Avevo 8 anni quando entrai per la prima volta in uno stadio. All’Olimpico di Roma, che aveva le bandiere al posto delle tettoie, l’Italia superò l’Irlanda del Nord grazie a un golletto di Cervato, che di professione faceva lo stopper. Era la partita d’andata dello spareggio per andare a Mondiali del 1958 programmati nella florida Svezia, esportatrice di talenti a cominciare dal mitico trio Gre-No-Li catturato dal Milan.
L’Italia aveva due risultati su tre nella partita di ritorno a Belfast, ma il pareggio ottenuto a fatica venne annullato dalla Fifa perché l’arbitro designato non era arrivato sul posto causa maltempo. La ripetizione del match fu fatale agli azzurri battuti di misura dai nord irlandesi che ci soffiarono le prenotazioni in Svezia. Sarebbe stata l’unica assenza italiana nella storia de Mondiali, non contando l’edizione del 1930 alla quale non eravamo iscritti.
L’eventualità di replicare quella magra viene ritenuta dai più molto improbabile.
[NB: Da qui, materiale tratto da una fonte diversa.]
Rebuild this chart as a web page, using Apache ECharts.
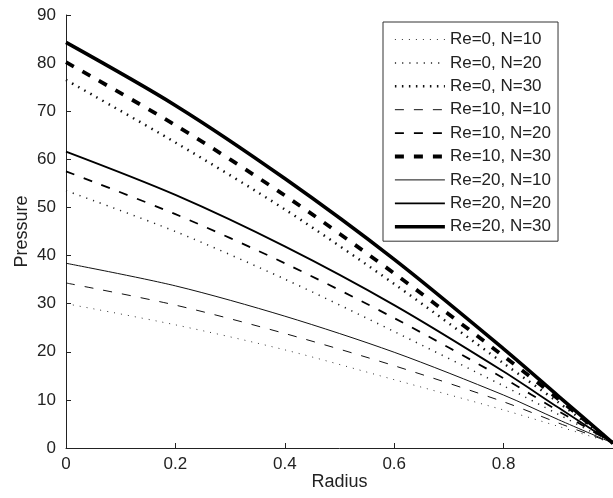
<!DOCTYPE html>
<html>
<head>
<meta charset="utf-8">
<script src="https://cdn.jsdelivr.net/npm/echarts@6/dist/echarts.min.js"></script>
<style>
  html, body { margin: 0; padding: 0; background: #fff; }
  #chart { width: 613px; height: 498px; }
</style>
</head>
<body>
<div id="chart"></div>
<script>
const radius = [0, 0.2, 0.4, 0.6, 0.8, 0.9, 1];

const re0n10 = [30.0, 25.6, 20.4, 14.2, 7.9, 4.5, 1.0];
const re0n20 = [53.5, 45.0, 35.1, 24.2, 12.9, 7.0, 1.0];
const re0n30 = [76.5, 63.5, 49.6, 34.1, 17.6, 9.5, 1.0];
const re10n10 = [34.3, 29.7, 23.8, 17.1, 9.6, 5.2, 1.0];
const re10n20 = [57.5, 48.6, 38.4, 27.0, 14.5, 7.7, 1.0];
const re10n30 = [80.2, 67.1, 52.5, 36.3, 19.1, 10.2, 1.0];
const re20n10 = [38.4, 33.7, 27.4, 19.9, 11.0, 5.9, 1.0];
const re20n20 = [61.6, 52.6, 41.9, 29.7, 15.9, 8.4, 1.0];
const re20n30 = [84.3, 71.2, 56.0, 39.2, 20.6, 10.8, 1.0];

const names = [
  'Re=0, N=10', 'Re=0, N=20', 'Re=0, N=30',
  'Re=10, N=10', 'Re=10, N=20', 'Re=10, N=30',
  'Re=20, N=10', 'Re=20, N=20', 'Re=20, N=30',
];
const values = [re0n10, re0n20, re0n30, re10n10, re10n20, re10n30, re20n10, re20n20, re20n30];

// line looks per curve
const styles = [
  { width: 1, type: [1, 6], color: '#333' },
  { width: 1.5, type: [1.2, 6], color: '#222' },
  { width: 2.5, type: [1.5, 5.5], color: '#111' },
  { width: 1, type: [9, 10], color: '#111' },
  { width: 1.8, type: [9, 10], color: '#000' },
  { width: 3.8, type: [9, 10], color: '#000' },
  { width: 1, type: 'solid', color: '#111' },
  { width: 1.8, type: 'solid', color: '#000' },
  { width: 3.6, type: 'solid', color: '#000' },
];

const textColor = '#222';
const font = 'Liberation Sans, Arial, sans-serif';

const chart = echarts.init(document.getElementById('chart'));

chart.setOption({
  animation: false,
  textStyle: { fontFamily: font },
  grid: {
    left: 66,
    right: -3,
    top: 15,
    bottom: 50,
  },
  legend: {
    orient: 'vertical',
    left: 383,
    top: 22,
    padding: [9, 7, 6, 10],
    itemWidth: 50,
    itemHeight: 14,
    itemGap: 6.4,
    borderColor: '#333',
    borderWidth: 1,
    backgroundColor: '#fff',
    itemStyle: { opacity: 0 },
    textStyle: { fontSize: 17, color: textColor, fontFamily: font },
    data: names.map((name, i) => ({
      name,
      lineStyle: { width: styles[i].width, type: styles[i].type, color: styles[i].color },
    })),
  },
  xAxis: {
    type: 'value',
    min: 0,
    max: 1,
    interval: 0.2,
    name: 'Radius',
    nameLocation: 'middle',
    nameGap: 25,
    nameMoveOverlap: false,
    nameTextStyle: { fontSize: 18, color: textColor },
    axisLine: { lineStyle: { color: '#222', width: 1 } },
    axisTick: { inside: true, length: 5, lineStyle: { color: '#222' } },
    axisLabel: { fontSize: 17, color: textColor, margin: 8, showMaxLabel: false },
    splitLine: { show: false },
  },
  yAxis: {
    type: 'value',
    min: 0,
    max: 90,
    interval: 10,
    name: 'Pressure',
    nameLocation: 'middle',
    nameGap: 35,
    nameMoveOverlap: false,
    nameTextStyle: { fontSize: 18, color: textColor },
    axisLine: { show: true, lineStyle: { color: '#222', width: 1 } },
    axisTick: { show: true, inside: true, length: 5, lineStyle: { color: '#222' } },
    axisLabel: { fontSize: 17, color: textColor, margin: 10 },
    splitLine: { show: false },
  },
  series: names.map((name, i) => ({
    name,
    type: 'line',
    symbol: 'none',
    smooth: 0.3,
    data: radius.map((r, j) => [r, values[i][j]]),
    itemStyle: { color: styles[i].color },
    lineStyle: {
      color: styles[i].color,
      width: styles[i].width,
      type: styles[i].type,
    },
  })),
});
</script>
</body>
</html>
La Svezia questa volta non è il paese organizzatore ma la sfidante che il comandante Ventura dovrebbe affondare. Semmai c’è da sottolineare una sinistra coincidenza, il ricorso agli oriundi che erano presenti in abbondanza nella sciagurata avventura del 1958 con il paradosso rappresentato da Alcide Ghiggia, campione del mondo nel 1950 con la maglia dell’Uruguay, chiamato a rappresentare un’altra bandiera come se niente fosse. Non ho niente contro Jorginho e Eder, ma francamente, ne avrei fatto a meno invece di sacrificare un talento come Verdi, specialista nei calci piazzati e autore di una prodezza che non ha precedenti nella mia memoria: segnare due gol su punizione, il primo con il sinistro, il secondo con il destro.
Il recupero di Zaza, che sta facendo bene a Valencia, E’ un altro azzardo non da poco e anche l’esclusione di Pellegrini in favore di Gagliardini è assai discutibile, ma Ventura si gioca tutto e merita dunque rispetto fino a prova contraria. Carletto Ancelotti, intanto, sale sul trespolo.